1983 Ranger production began January 18, 1982 at the Louisville Assembly Plant, hitting showrooms in March. Available engines were the 72 hp (54 kW) 2.0 L and 82 hp (61 kW) 2.3 L OHC four-cylinders, a four-cylinder 59 hp (44 kW) 2.2 L Mazda/Perkins diesel, and a 115 hp (86 kW) 2.8 L Cologne V6. In 1985, a Mitsubishi-built 2.3 L turbo-diesel with 86 hp (64 kW) replaced the Mazda diesel engine, and in 1986, the 2.8 L engine was replaced with a 140 hp (104 kW) 2.9 L Cologne V6. The Super-cab was introduced in 1986, offering an extra 17 inches (432 mm) of storage space behind the front seats, with a pair of jump seats available as an option. A lot of the parts of the interior such as the steering wheel and the window cranks were similar to those in other Ford vehicles like the Bronco, Escort, and the F-Series.

Mid-year 1986 saw the introduction of the Ranger GT. Available only as a standard cab with a short bed, it had a 2.9 L Cologne V6 with either a 5-speed Toyo Kogyo manual transmission or an optional A4LD automatic transmission putting power to a Traction-Lok differential with a 3.73 gear ratio. Inside, the pickup was equipped with special bucket seats, full instrument cluster, and an optional center console. Front and rear sway bars were installed, and 14x6 aluminum wheels completed the package. A long bed option was added for 1987, and a new ground effects package was introduced in 1988.

1989–1992

The truck received a facelift for 1989, which included flush composite headlamps, new front fenders, hood, and grille, along with some upgrades to the frame. Inside, there was a modern new dashboard and steering column.

The new steering column included, on automatic transmission-equipped models, a column-mounted gear shift, and key removal on manual transmission models became a simpler, one-handed operation. Manual-equipped 1983–88 models had the key release button beneath the column on the left-hand side, requiring drivers to use both hands to remove the key.
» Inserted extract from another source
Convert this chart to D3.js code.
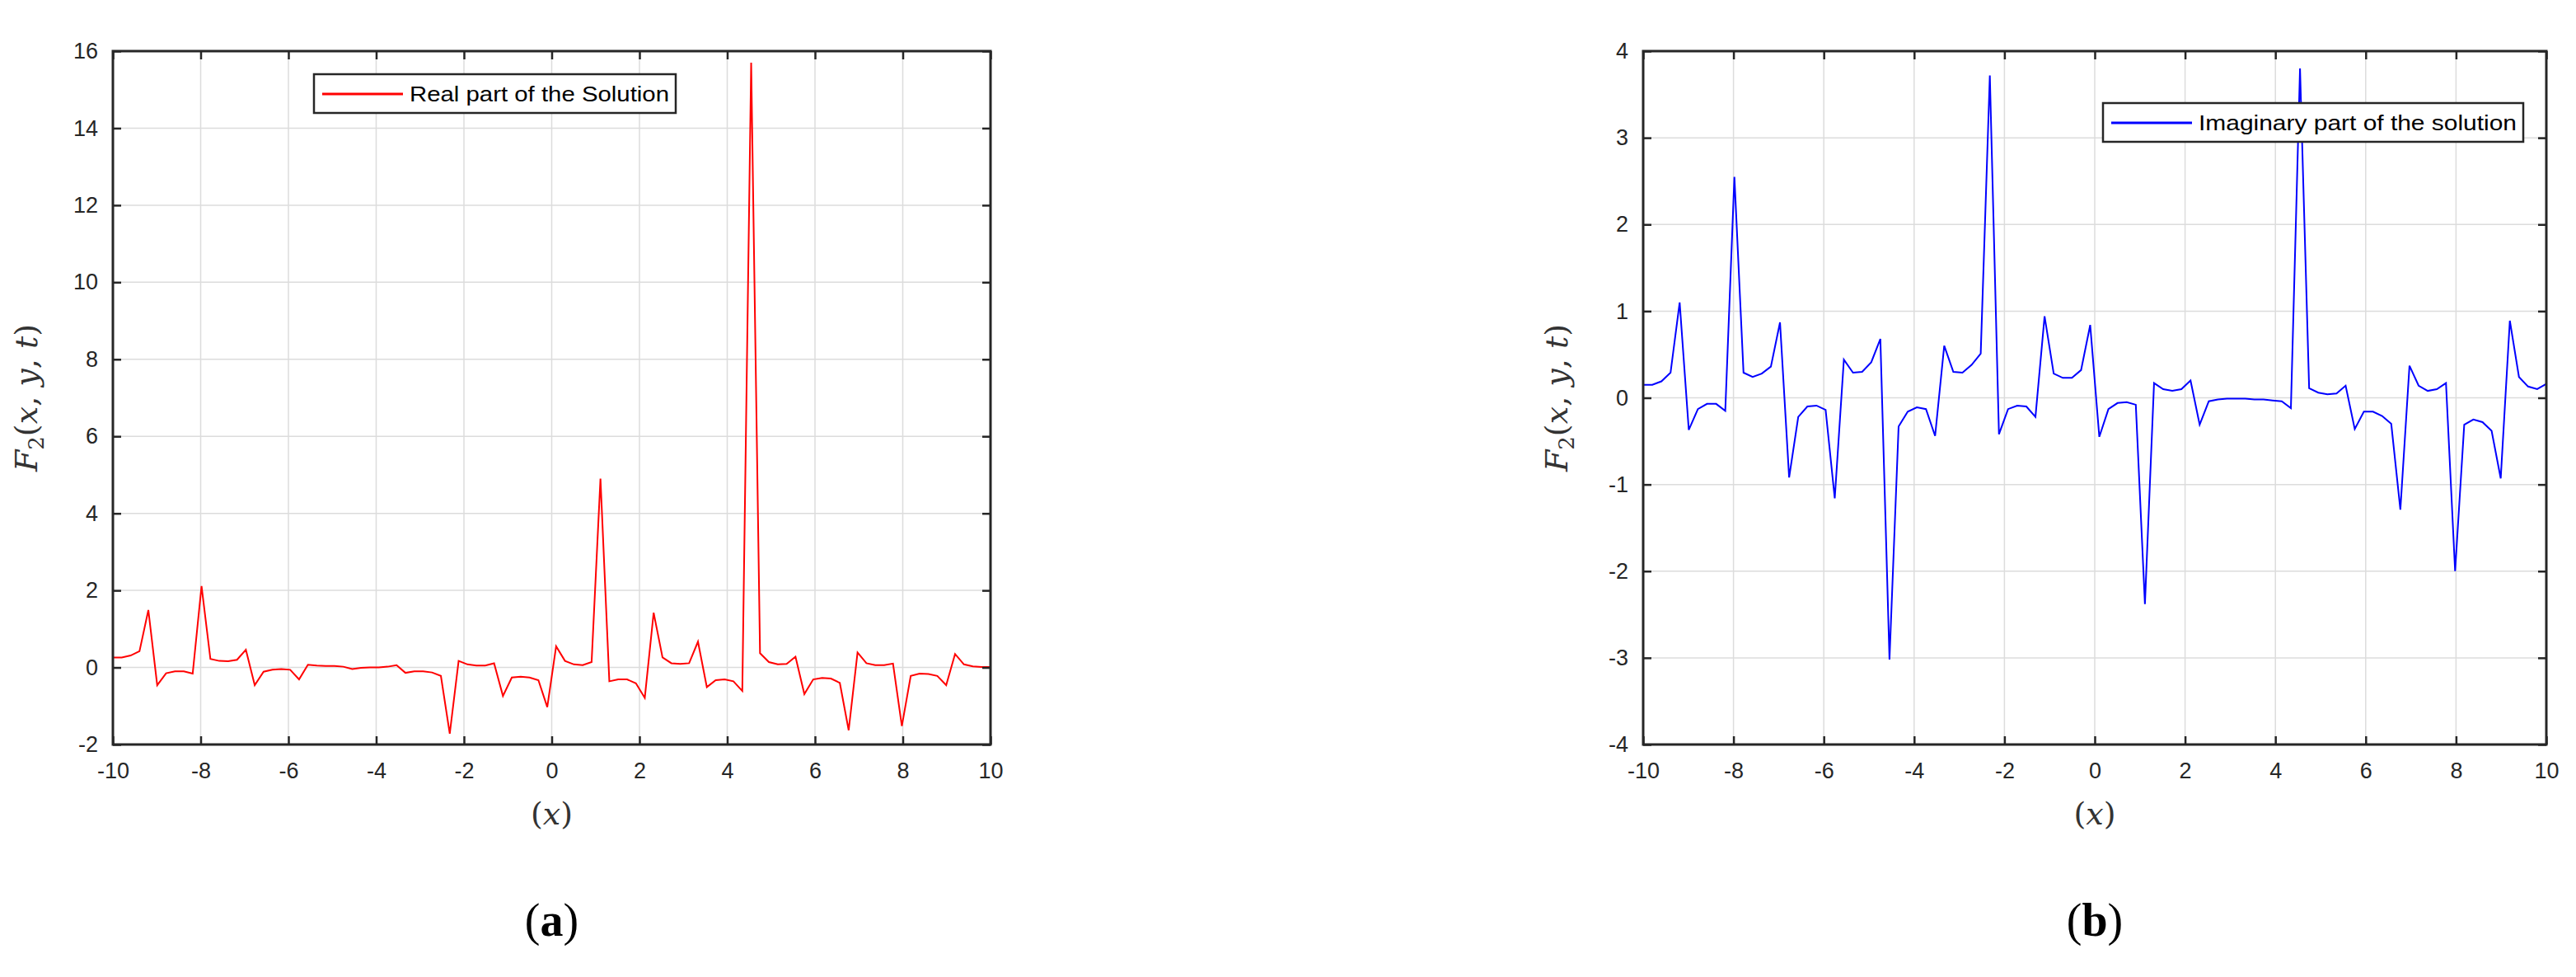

Rear-wheel antilock brakes were added, and a 21 US gal (79 L; 17 imp gal) fuel tank was now optional on extended-cab models.

The 2.0 L engine was discontinued, and the 2.3 L now had a distributor-less ignition system with two spark plugs per cylinder, giving it a 10 hp (7 kW) boost and better fuel economy. The three-speed automatics were dropped, leaving only the A4LD. The new 155 hp (116 kW) 4.0 L Cologne V6 was added to the option list for all models in 1990. It was introduced to replace the 2.9 L Cologne in rear-wheel drive and 4x4 trucks. With the new engines, the only manual transmission available was the 5-speed M5OD-R1.

The Ranger GT was discontinued, although the Ford Truck Public Affairs office did build a prototype for 1990 powered by a 3.0 L SHO V6.